* START *

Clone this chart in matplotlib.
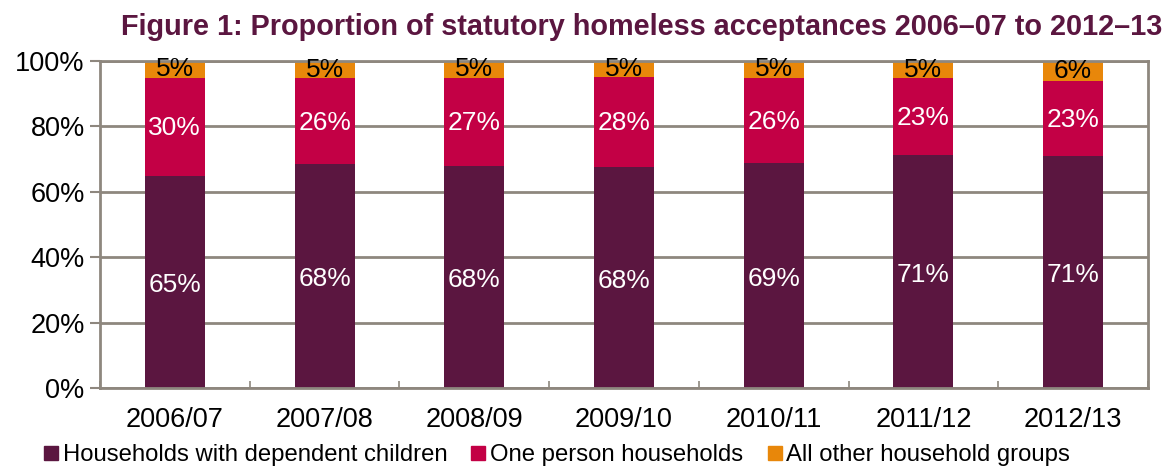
import matplotlib
matplotlib.use('Agg')
import matplotlib.pyplot as plt
from matplotlib.lines import Line2D
import numpy as np

plt.rcParams['font.family'] = ['Liberation Sans', 'DejaVu Sans']

years = ['2006/07', '2007/08', '2008/09', '2009/10', '2010/11', '2011/12', '2012/13']
children = [64.9, 68.4, 67.9, 67.6, 68.9, 71.4, 71.0]
one_person = [30.0, 26.4, 27.0, 27.6, 26.0, 23.4, 23.0]
other = [5.1, 5.2, 5.1, 4.8, 5.1, 5.2, 6.0]
series_names = ['Households with dependent children', 'One person households',
                'All other household groups']

c_dark = '#5B1640'
c_pink = '#C30045'
c_orange = '#E8870A'
grid_c = '#8E877E'

W, H = 1167, 466
fig = plt.figure(figsize=(W / 100, H / 100), dpi=100)
ax = fig.add_axes([100 / W, (H - 388) / H, 1048 / W, 327 / H])

x = np.arange(len(years))
children = np.array(children)
one_person = np.array(one_person)
other = np.array(other)
width = 0.4

ax.bar(x, children, width, color=c_dark, zorder=2)
ax.bar(x, one_person, width, bottom=children, color=c_pink, zorder=2)
ax.bar(x, other, width, bottom=children + one_person, color=c_orange, zorder=2)

lab_size = 19
for i in range(len(years)):
    ax.text(x[i], children[i] / 2 - 1, '%.0f%%' % children[i], ha='center', va='center',
            color='white', fontsize=lab_size, zorder=3)
    ax.text(x[i], children[i] + one_person[i] / 2 - 0.5, '%.0f%%' % one_person[i],
            ha='center', va='center', color='white', fontsize=lab_size, zorder=3)
    ax.text(x[i], children[i] + one_person[i] + other[i] / 2, '%.0f%%' % other[i],
            ha='center', va='center', color='black', fontsize=lab_size, zorder=3)

ax.set_xlim(-0.5, len(years) - 0.5)
ax.set_ylim(0, 100)
ax.set_yticks([0, 20, 40, 60, 80, 100])
ax.set_yticklabels(['%d%%' % v for v in [0, 20, 40, 60, 80, 100]])
ax.set_xticks(x)
ax.set_xticklabels(years)
ax.set_xticks(np.arange(len(years) + 1) - 0.5, minor=True)
ax.tick_params(axis='y', labelsize=19.5, length=7, width=1.5, color=grid_c, pad=4)
ax.tick_params(axis='x', which='both', direction='in', length=5, width=1.2,
               color=grid_c, labelsize=19.5, pad=14)
ax.yaxis.grid(True, color=grid_c, linewidth=2, zorder=0)
ax.set_axisbelow(True)
for side in ['left', 'right', 'bottom', 'top']:
    ax.spines[side].set_color(grid_c)
    ax.spines[side].set_linewidth(2)

fig.text(642 / W, 1 - 27 / H,
         'Figure 1: Proportion of statutory homeless acceptances 2006\u201307 to 2012\u201313',
         ha='center', va='center', fontsize=20.8, fontweight='bold', color=c_dark)

handles = [Line2D([], [], marker='s', linestyle='none', markersize=10, color=c)
           for c in [c_dark, c_pink, c_orange]]
fig.legend(handles, series_names, loc='center', bbox_to_anchor=(557 / W, 1 - 455 / H),
           ncol=3, frameon=False, fontsize=17.2, handlelength=0.6, handletextpad=0.2,
           columnspacing=1.0, borderpad=0)

plt.savefig('out.png', dpi=100)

* END *

◆ **Given instruction**
Retype everything in the material word for word, minus pictures.

◆ **Reply**
Clone this chart in matplotlib.
import matplotlib
matplotlib.use('Agg')
import matplotlib.pyplot as plt
from matplotlib.lines import Line2D
import numpy as np

plt.rcParams['font.family'] = ['Liberation Sans', 'DejaVu Sans']

years = ['2006/07', '2007/08', '2008/09', '2009/10', '2010/11', '2011/12', '2012/13']
children = [64.9, 68.4, 67.9, 67.6, 68.9, 71.4, 71.0]
one_person = [30.0, 26.4, 27.0, 27.6, 26.0, 23.4, 23.0]
other = [5.1, 5.2, 5.1, 4.8, 5.1, 5.2, 6.0]
series_names = ['Households with dependent children', 'One person households',
                'All other household groups']

c_dark = '#5B1640'
c_pink = '#C30045'
c_orange = '#E8870A'
grid_c = '#8E877E'

W, H = 1167, 466
fig = plt.figure(figsize=(W / 100, H / 100), dpi=100)
ax = fig.add_axes([100 / W, (H - 388) / H, 1048 / W, 327 / H])

x = np.arange(len(years))
children = np.array(children)
one_person = np.array(one_person)
other = np.array(other)
width = 0.4

ax.bar(x, children, width, color=c_dark, zorder=2)
ax.bar(x, one_person, width, bottom=children, color=c_pink, zorder=2)
ax.bar(x, other, width, bottom=children + one_person, color=c_orange, zorder=2)

lab_size = 19
for i in range(len(years)):
    ax.text(x[i], children[i] / 2 - 1, '%.0f%%' % children[i], ha='center', va='center',
            color='white', fontsize=lab_size, zorder=3)
    ax.text(x[i], children[i] + one_person[i] / 2 - 0.5, '%.0f%%' % one_person[i],
            ha='center', va='center', color='white', fontsize=lab_size, zorder=3)
    ax.text(x[i], children[i] + one_person[i] + other[i] / 2, '%.0f%%' % other[i],
            ha='center', va='center', color='black', fontsize=lab_size, zorder=3)

ax.set_xlim(-0.5, len(years) - 0.5)
ax.set_ylim(0, 100)
ax.set_yticks([0, 20, 40, 60, 80, 100])
ax.set_yticklabels(['%d%%' % v for v in [0, 20, 40, 60, 80, 100]])
ax.set_xticks(x)
ax.set_xticklabels(years)
ax.set_xticks(np.arange(len(years) + 1) - 0.5, minor=True)
ax.tick_params(axis='y', labelsize=19.5, length=7, width=1.5, color=grid_c, pad=4)
ax.tick_params(axis='x', which='both', direction='in', length=5, width=1.2,
               color=grid_c, labelsize=19.5, pad=14)
ax.yaxis.grid(True, color=grid_c, linewidth=2, zorder=0)
ax.set_axisbelow(True)
for side in ['left', 'right', 'bottom', 'top']:
    ax.spines[side].set_color(grid_c)
    ax.spines[side].set_linewidth(2)

fig.text(642 / W, 1 - 27 / H,
         'Figure 1: Proportion of statutory homeless acceptances 2006\u201307 to 2012\u201313',
         ha='center', va='center', fontsize=20.8, fontweight='bold', color=c_dark)

handles = [Line2D([], [], marker='s', linestyle='none', markersize=10, color=c)
           for c in [c_dark, c_pink, c_orange]]
fig.legend(handles, series_names, loc='center', bbox_to_anchor=(557 / W, 1 - 455 / H),
           ncol=3, frameon=False, fontsize=17.2, handlelength=0.6, handletextpad=0.2,
           columnspacing=1.0, borderpad=0)

plt.savefig('out.png', dpi=100)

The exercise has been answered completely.